### Your goal
Leave out the pictures and retype only the lines from the opening line to the line that holds "Arial, Helvetica, sans-serif';", both ends included.

### Dataset extract
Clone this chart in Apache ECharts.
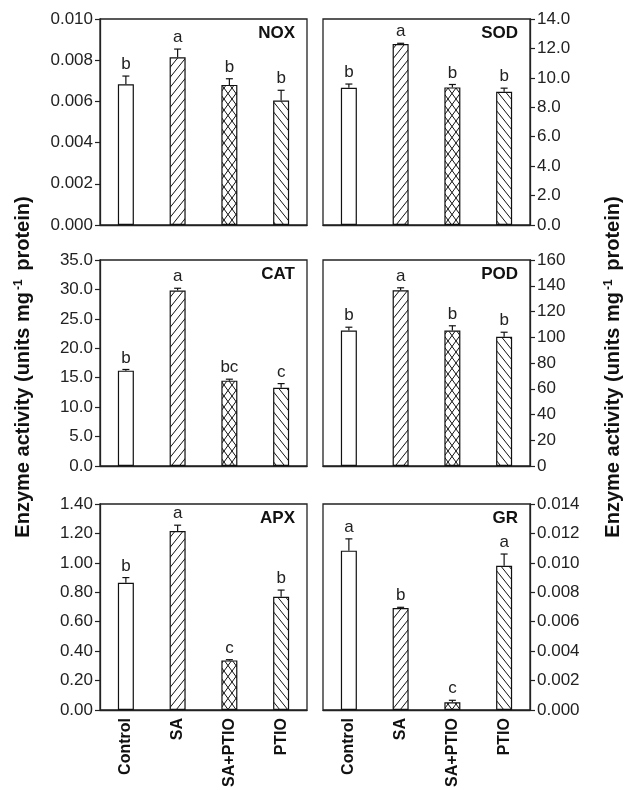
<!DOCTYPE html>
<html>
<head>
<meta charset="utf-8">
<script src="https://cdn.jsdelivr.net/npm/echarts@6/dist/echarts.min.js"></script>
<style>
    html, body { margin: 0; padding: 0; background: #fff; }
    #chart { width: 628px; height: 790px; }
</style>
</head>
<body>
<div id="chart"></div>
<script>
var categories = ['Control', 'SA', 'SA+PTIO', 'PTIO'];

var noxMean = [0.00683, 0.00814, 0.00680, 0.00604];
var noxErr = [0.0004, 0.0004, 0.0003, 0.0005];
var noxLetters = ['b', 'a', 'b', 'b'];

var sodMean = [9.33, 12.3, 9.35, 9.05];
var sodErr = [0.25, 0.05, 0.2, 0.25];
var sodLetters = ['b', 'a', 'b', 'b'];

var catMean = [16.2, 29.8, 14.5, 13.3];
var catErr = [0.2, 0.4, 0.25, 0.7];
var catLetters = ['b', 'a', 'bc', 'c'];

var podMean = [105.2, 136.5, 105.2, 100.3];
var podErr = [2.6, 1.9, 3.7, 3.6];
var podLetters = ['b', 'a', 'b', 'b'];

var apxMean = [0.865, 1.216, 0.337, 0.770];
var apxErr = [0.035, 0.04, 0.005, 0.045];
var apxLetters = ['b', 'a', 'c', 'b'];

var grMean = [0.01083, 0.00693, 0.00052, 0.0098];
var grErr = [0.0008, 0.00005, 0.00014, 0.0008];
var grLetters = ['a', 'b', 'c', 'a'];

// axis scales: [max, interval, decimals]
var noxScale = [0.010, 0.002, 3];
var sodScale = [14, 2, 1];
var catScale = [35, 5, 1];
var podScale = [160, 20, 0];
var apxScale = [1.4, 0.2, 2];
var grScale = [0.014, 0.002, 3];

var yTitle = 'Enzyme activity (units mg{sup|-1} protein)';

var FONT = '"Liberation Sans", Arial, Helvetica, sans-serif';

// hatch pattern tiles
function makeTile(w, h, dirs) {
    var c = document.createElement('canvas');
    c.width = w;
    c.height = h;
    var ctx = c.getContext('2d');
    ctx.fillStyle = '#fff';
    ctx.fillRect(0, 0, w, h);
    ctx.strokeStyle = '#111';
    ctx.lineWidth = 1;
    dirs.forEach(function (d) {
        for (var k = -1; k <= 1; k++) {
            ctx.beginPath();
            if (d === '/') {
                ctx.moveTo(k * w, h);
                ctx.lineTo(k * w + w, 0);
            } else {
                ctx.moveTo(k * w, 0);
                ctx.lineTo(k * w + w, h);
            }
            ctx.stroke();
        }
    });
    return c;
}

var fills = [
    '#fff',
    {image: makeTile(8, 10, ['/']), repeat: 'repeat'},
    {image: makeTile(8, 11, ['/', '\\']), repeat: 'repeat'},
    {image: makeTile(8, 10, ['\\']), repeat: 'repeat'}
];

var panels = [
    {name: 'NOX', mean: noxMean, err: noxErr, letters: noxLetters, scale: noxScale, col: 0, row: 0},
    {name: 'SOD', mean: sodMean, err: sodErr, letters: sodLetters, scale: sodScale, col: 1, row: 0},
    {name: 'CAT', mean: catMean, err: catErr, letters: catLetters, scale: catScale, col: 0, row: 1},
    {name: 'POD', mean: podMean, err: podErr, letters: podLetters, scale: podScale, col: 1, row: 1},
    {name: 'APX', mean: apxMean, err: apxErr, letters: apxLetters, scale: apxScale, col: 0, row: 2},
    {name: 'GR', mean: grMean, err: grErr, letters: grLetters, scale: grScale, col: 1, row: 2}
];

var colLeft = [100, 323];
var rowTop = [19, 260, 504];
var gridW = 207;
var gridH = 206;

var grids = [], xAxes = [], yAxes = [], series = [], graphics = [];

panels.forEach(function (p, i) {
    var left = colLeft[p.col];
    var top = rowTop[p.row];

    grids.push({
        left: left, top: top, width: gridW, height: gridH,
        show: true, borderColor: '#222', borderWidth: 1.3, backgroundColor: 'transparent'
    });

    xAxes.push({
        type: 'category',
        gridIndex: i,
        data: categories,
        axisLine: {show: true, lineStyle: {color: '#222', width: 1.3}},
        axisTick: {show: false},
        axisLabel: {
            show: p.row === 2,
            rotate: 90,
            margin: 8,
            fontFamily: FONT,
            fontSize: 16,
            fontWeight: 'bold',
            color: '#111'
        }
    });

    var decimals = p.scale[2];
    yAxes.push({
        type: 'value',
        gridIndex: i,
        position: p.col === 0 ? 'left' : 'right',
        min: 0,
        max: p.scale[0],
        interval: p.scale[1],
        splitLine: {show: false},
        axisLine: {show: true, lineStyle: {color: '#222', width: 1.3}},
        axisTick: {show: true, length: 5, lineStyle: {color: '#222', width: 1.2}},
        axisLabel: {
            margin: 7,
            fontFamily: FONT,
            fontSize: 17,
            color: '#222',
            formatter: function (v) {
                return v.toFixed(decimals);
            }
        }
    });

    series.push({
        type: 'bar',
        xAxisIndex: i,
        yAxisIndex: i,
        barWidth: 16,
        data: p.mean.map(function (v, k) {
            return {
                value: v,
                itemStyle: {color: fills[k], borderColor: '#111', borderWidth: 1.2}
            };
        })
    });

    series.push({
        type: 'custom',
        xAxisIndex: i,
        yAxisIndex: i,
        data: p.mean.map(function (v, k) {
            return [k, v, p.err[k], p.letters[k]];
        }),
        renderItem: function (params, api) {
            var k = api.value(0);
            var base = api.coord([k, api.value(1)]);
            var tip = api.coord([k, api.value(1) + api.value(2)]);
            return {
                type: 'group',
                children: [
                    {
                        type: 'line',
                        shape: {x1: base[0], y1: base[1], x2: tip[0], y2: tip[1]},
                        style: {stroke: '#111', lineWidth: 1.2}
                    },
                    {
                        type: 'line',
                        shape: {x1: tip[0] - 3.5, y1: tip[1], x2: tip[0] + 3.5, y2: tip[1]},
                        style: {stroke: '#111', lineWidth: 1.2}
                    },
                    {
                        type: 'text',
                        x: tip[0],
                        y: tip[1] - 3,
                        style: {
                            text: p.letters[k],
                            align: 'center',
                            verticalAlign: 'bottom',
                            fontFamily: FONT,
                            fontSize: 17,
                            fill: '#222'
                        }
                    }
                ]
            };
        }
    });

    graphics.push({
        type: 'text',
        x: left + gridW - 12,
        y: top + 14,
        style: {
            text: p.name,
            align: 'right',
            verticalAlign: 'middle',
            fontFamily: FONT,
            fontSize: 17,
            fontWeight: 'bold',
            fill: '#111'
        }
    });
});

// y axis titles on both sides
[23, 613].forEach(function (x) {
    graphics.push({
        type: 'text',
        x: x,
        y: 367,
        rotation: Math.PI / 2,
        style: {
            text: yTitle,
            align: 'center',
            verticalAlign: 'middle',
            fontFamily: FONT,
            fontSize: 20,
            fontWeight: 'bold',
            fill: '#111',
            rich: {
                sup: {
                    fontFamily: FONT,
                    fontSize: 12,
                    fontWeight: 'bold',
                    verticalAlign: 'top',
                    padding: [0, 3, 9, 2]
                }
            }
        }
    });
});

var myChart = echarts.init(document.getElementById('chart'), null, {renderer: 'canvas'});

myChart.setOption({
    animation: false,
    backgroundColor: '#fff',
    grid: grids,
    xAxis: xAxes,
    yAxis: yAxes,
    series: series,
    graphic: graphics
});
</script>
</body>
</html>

### Written solution
Clone this chart in Apache ECharts.
<!DOCTYPE html>
<html>
<head>
<meta charset="utf-8">
<script src="https://cdn.jsdelivr.net/npm/echarts@6/dist/echarts.min.js"></script>
<style>
    html, body { margin: 0; padding: 0; background: #fff; }
    #chart { width: 628px; height: 790px; }
</style>
</head>
<body>
<div id="chart"></div>
<script>
var categories = ['Control', 'SA', 'SA+PTIO', 'PTIO'];

var noxMean = [0.00683, 0.00814, 0.00680, 0.00604];
var noxErr = [0.0004, 0.0004, 0.0003, 0.0005];
var noxLetters = ['b', 'a', 'b', 'b'];

var sodMean = [9.33, 12.3, 9.35, 9.05];
var sodErr = [0.25, 0.05, 0.2, 0.25];
var sodLetters = ['b', 'a', 'b', 'b'];

var catMean = [16.2, 29.8, 14.5, 13.3];
var catErr = [0.2, 0.4, 0.25, 0.7];
var catLetters = ['b', 'a', 'bc', 'c'];

var podMean = [105.2, 136.5, 105.2, 100.3];
var podErr = [2.6, 1.9, 3.7, 3.6];
var podLetters = ['b', 'a', 'b', 'b'];

var apxMean = [0.865, 1.216, 0.337, 0.770];
var apxErr = [0.035, 0.04, 0.005, 0.045];
var apxLetters = ['b', 'a', 'c', 'b'];

var grMean = [0.01083, 0.00693, 0.00052, 0.0098];
var grErr = [0.0008, 0.00005, 0.00014, 0.0008];
var grLetters = ['a', 'b', 'c', 'a'];

// axis scales: [max, interval, decimals]
var noxScale = [0.010, 0.002, 3];
var sodScale = [14, 2, 1];
var catScale = [35, 5, 1];
var podScale = [160, 20, 0];
var apxScale = [1.4, 0.2, 2];
var grScale = [0.014, 0.002, 3];

var yTitle = 'Enzyme activity (units mg{sup|-1} protein)';

var FONT = '"Liberation Sans", Arial, Helvetica, sans-serif';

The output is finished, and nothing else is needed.